No public man of the last century was the mark of such bitter, such violent invective. On the other hand he was esteemed and loved by the subordinates at the admiralty, men who were content to serve him to the best of their ability, and to receive in thankfulness such gifts as he could bestow. That their adulation was not entirely mercenary appears from the posthumous notices of his life, such as that by the Rev. J. Cooke, printed as an introduction to the Voyage round the Mediterranean, or that in the Gentleman's Magazine, 1792, pt. i. p. 482. That Sandwich was assiduous and punctual in the despatch of business is attested not only by many witnesses, but by his own letters; but his industry was frittered away over details which seemed to increase his personal consequence, while matters of the first importance were left in the hands of incompetent and dishonest subordinates.
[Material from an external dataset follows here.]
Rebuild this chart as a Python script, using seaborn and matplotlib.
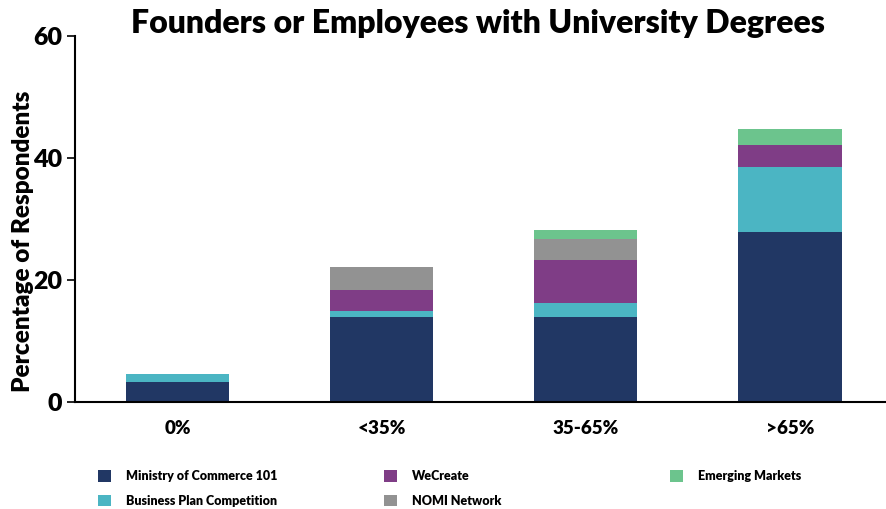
import matplotlib
matplotlib.use("Agg")
import matplotlib.pyplot as plt
from matplotlib.patches import Patch
import numpy as np
import pandas as pd
import seaborn as sns

sns.set_theme(style="white")
plt.rcParams["font.family"] = ["Lato", "DejaVu Sans"]

categories = ["0%", "<35%", "35-65%", ">65%"]
ministry = [3.3, 13.9, 13.9, 27.9]
business_plan = [1.3, 1.1, 2.3, 10.7]
wecreate = [0.0, 3.4, 7.0, 3.6]
nomi = [0.0, 3.8, 3.6, 0.0]
emerging = [0.0, 0.0, 1.4, 2.6]

series_names = ["Ministry of Commerce 101", "Business Plan Competition",
                "WeCreate", "NOMI Network", "Emerging Markets"]
series_values = [ministry, business_plan, wecreate, nomi, emerging]
colors = ["#213764", "#4bb5c3", "#7f3d86", "#929292", "#6cc48d"]

W = "heavy"

df = pd.DataFrame({"category": categories})
for name, vals in zip(series_names, series_values):
    df[name] = vals

fig = plt.figure(figsize=(8.86, 5.09), dpi=100)
ax = fig.add_axes([75 / 886, 1 - 402 / 509, 1 - 75 / 886, (402 - 36) / 509])

bottom = np.zeros(len(categories))
for name, color in zip(series_names, colors):
    sns.barplot(data=df, x="category", y=name, color=color, bottom=bottom,
                width=0.505, ax=ax, saturation=1, linewidth=0)
    bottom = bottom + df[name].to_numpy()

ax.set_xlim(-0.502, 3.47)
ax.set_ylim(0, 60)
ax.set_yticks([0, 20, 40, 60])
for side in ["top", "right"]:
    ax.spines[side].set_visible(False)
ax.spines["left"].set_color("black")
ax.spines["bottom"].set_color("black")
ax.spines["left"].set_linewidth(1.5)
ax.spines["bottom"].set_linewidth(1.5)
ax.tick_params(axis="y", left=True, length=6, width=1.2, color="black",
               labelsize=18, pad=3, labelcolor="black")
ax.tick_params(axis="x", bottom=False, labelsize=13.5, pad=7, labelcolor="black")
for lab in ax.get_yticklabels():
    lab.set_fontweight(W)
for lab in ax.get_xticklabels():
    lab.set_fontweight(W)
ax.set_xlabel("")
ax.set_ylabel("Percentage of Respondents", fontsize=17.5, fontweight=W,
              color="black")
ax.yaxis.set_label_coords(-0.051, 0.44)

fig.text(478 / 886, 1 - 23 / 509, "Founders or Employees with University Degrees",
         ha="center", va="center", fontsize=23, fontweight=W, color="black")

# legend laid out as three separate columns
legend_columns = [[0, 1], [2, 3], [4]]
column_x = [87, 373, 659]
for idx, x0 in zip(legend_columns, column_x):
    handles = [Patch(facecolor=colors[i], edgecolor="none") for i in idx]
    labels = [series_names[i] for i in idx]
    fig.legend(handles, labels, ncol=1, loc="upper left",
               bbox_to_anchor=(x0 / 886, 1 - 459 / 509), frameon=False,
               prop={"size": 9, "weight": W}, handlelength=1.0,
               handleheight=1.0, labelspacing=1.0,
               handletextpad=1.2, labelcolor="black")

fig.savefig("out.png", dpi=100)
In society he is described as having a singular charm of manner. ‘Few houses were more pleasant than his; it was filled with rank, beauty, and talent, and every one was at ease.’ The musical entertainments at Hinchinbroke had a distinct reputation, and Miss Ray, whose natural talent had been cultivated under the best masters, was the admired prima donna; ‘he was the soul of the Catch Club, and one of the directors of the Concert of Ancient Music, but he had not the least real ear for music, and was equally insensible of harmony and melody'. His gait is described as awkward and shambling. Seeing him at a distance, a gentleman said, ‘I am sure it is Lord Sandwich; for, if you observe, he is walking down both sides of the street at once;’ and Sandwich himself used to tell how, on taking leave of his dancing-master in Paris, and offering him any service in London, the man answered, ‘I should take it as a particular favour if your Lordship would never tell any one of whom you learned to dance’. Churchill of course refers to this uncouthness, and adds that his visage is that of one ‘half hanged,’ with the inference that he had been ‘cut down by mistake’. This unflattering description is to some extent supported by the portrait by Gainsborough in the Painted Hall at Greenwich, which has a ghastly effect, chiefly due perhaps to the fading of the flesh tints. Other portraits by Zoffany: one belonging to the family, one in the National Portrait Gallery, and one in the Trinity House — though not prepossessing, are less repulsive. Sandwich married in 1741 Judith, third daughter of Charles Fane, first viscount Fane, and had by her, besides other children who predeceased him, one son, John, who succeeded as fifth earl. By Miss Ray he also had children, one son, Basil and another, Robert, who died an admiral in 1830.